2011/01/31

Sábado

Levo o Joaquim pela mão e percorro os corredores que, em criança, percorria com a minha mãe. A praça mudou de sítio. Antigamente, há muito tempo, ficava no meio do bairro, era um amontoado de toldos de lona e lagos de água suja. Depois, veio o progresso e a praça foi instalada num pavilhão que a câmara municipal construiu. A praça passou a ser o mercado municipal. Vou sempre à banca da D. Maria que gere o negócio com a ajuda dos dois filhos. O rapaz é um gordalhufo, mal disposto, um senhor patrão, de boina à banda, olhar ressentido. Descarrega a raiva que tem ao destino quando pega no facalhão para cortar talhadas de abóbora. A Sónia, a filha, é bonita e simpática. Uma jóia de rapariga. Há depois uma ajudante. Viúva, miudinha, é parenta, mas por afinidade.
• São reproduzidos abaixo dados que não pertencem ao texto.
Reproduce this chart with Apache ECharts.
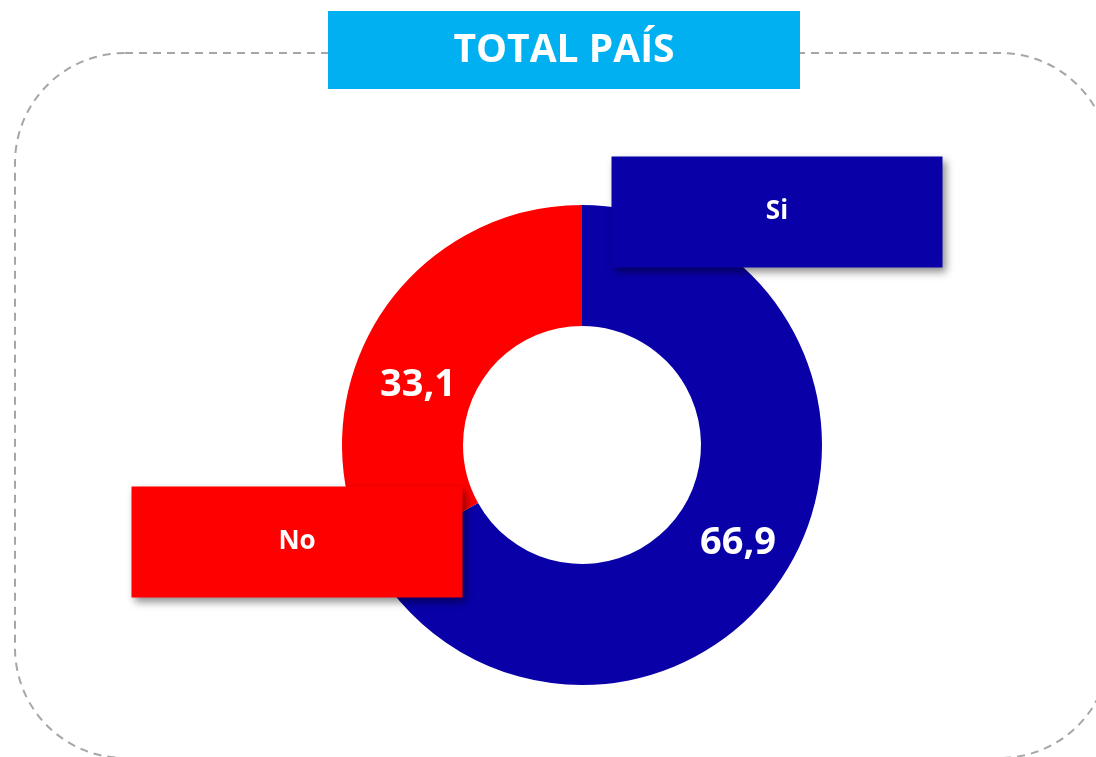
<!DOCTYPE html>
<html>
<head>
<meta charset="utf-8">
<script src="https://cdn.jsdelivr.net/npm/echarts@6/dist/echarts.min.js"></script>
<style>
  html, body { margin: 0; padding: 0; background: #fff; }
  #main { width: 1096px; height: 757px; }
</style>
</head>
<body>
<div id="main"></div>
<script>
// datos del gráfico
var categorias = ['Si', 'No'];
var valores = [66.9, 33.1];
var colores = ['#0900A8', '#FF0000'];
var titulo = 'TOTAL PAÍS';

// posiciones de las etiquetas (centro de cada caja / número)
var cajaPos = [[777, 212], [297, 542]];
var valorPos = [[738, 543], [418, 385]];

var datos = categorias.map(function (c, i) {
  return { name: c, value: valores[i], itemStyle: { color: colores[i] } };
});

var myChart = echarts.init(document.getElementById('main'));

var option = {
  animation: false,
  graphic: [
    {
      type: 'rect',
      z: 0,
      shape: { x: 15, y: 53, width: 1095, height: 705, r: 110 },
      style: { fill: 'none', stroke: '#A6A6A6', lineWidth: 2, lineDash: [8, 6] }
    },
    {
      type: 'rect',
      z: 1,
      shape: { x: 328, y: 11, width: 472, height: 78 },
      style: { fill: '#00B0F0' }
    },
    {
      type: 'text',
      z: 2,
      x: 564,
      y: 51,
      style: {
        text: titulo,
        fill: '#fff',
        font: 'bold 39px "Open Sans", sans-serif',
        align: 'center',
        verticalAlign: 'middle'
      }
    }
  ],
  series: [
    {
      type: 'pie',
      center: [582, 445],
      radius: [119, 240],
      startAngle: 90,
      avoidLabelOverlap: false,
      emphasis: { disabled: true },
      silent: true,
      label: {
        show: true,
        position: 'inside',
        formatter: function (p) { return String(p.value).replace('.', ','); },
        color: '#fff',
        fontFamily: 'Open Sans',
        fontWeight: 'bold',
        fontSize: 38,
        align: 'center',
        verticalAlign: 'middle'
      },
      labelLine: { show: false },
      labelLayout: function (p) {
        return { x: valorPos[p.dataIndex][0], y: valorPos[p.dataIndex][1] };
      },
      data: datos
    },
    {
      type: 'pie',
      center: [582, 445],
      radius: [119, 240],
      startAngle: 90,
      avoidLabelOverlap: false,
      emphasis: { disabled: true },
      silent: true,
      label: {
        show: true,
        position: 'inside',
        formatter: '{b}',
        color: '#fff',
        fontFamily: 'Open Sans',
        fontWeight: 'bold',
        fontSize: 26,
        width: 331,
        height: 111,
        lineHeight: 111,
        padding: 0,
        align: 'center',
        verticalAlign: 'middle',
        shadowBlur: 8,
        shadowOffsetX: 3,
        shadowOffsetY: 4,
        shadowColor: 'rgba(0,0,0,0.45)'
      },
      labelLine: { show: false },
      labelLayout: function (p) {
        return { x: cajaPos[p.dataIndex][0], y: cajaPos[p.dataIndex][1] };
      },
      data: categorias.map(function (c, i) {
        return {
          name: c,
          value: valores[i],
          itemStyle: { color: 'rgba(0,0,0,0)' },
          label: { backgroundColor: colores[i] }
        };
      })
    }
  ]
};

myChart.setOption(option);
</script>
</body>
</html>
Vê-se pela magreza, pelo ar murcho. Trata das hortaliças. Avia as freguesas que querem nabiças, grelos, espinafres, agriões. Às vezes, aparece o Corneta, meio pateta, o cabelo oleoso colado à testa, óculos de fundo de garrafa. Anda às ordens da D. Maria, fazendo o que for preciso. Coça constantemente os testículos e gosta de contar anedotas ordinárias. Na semana passada, o Corneta fazia anos, não sabia quantos ao certo, e, em vez de responder às ordens da D. Maria, entretinha-se a oferecer galões, bicas e copinhos de bagaço a toda a gente. Acabei por ir com a Sónia ao café da praça. A dona do café tem um ar sujo e chora a ouvir o Tony de Matos. Agradeci o galão ao Corneta que arreganhou uma boca de dentes podres e escutei, durante cinco minutos, a Sónia queixar-se do ex-marido, que nunca pagou a pensão de alimentos ao filho, é um parasita, um autêntico estafermo. Ela a falar, eu a concordar com cada palavra, que sou muito boa no amparo. Despedi-me. Ela enfiou as mãos nos bolsos da bata, gritou um palavrão ao filho que por ali andava, e correu para a sua banca.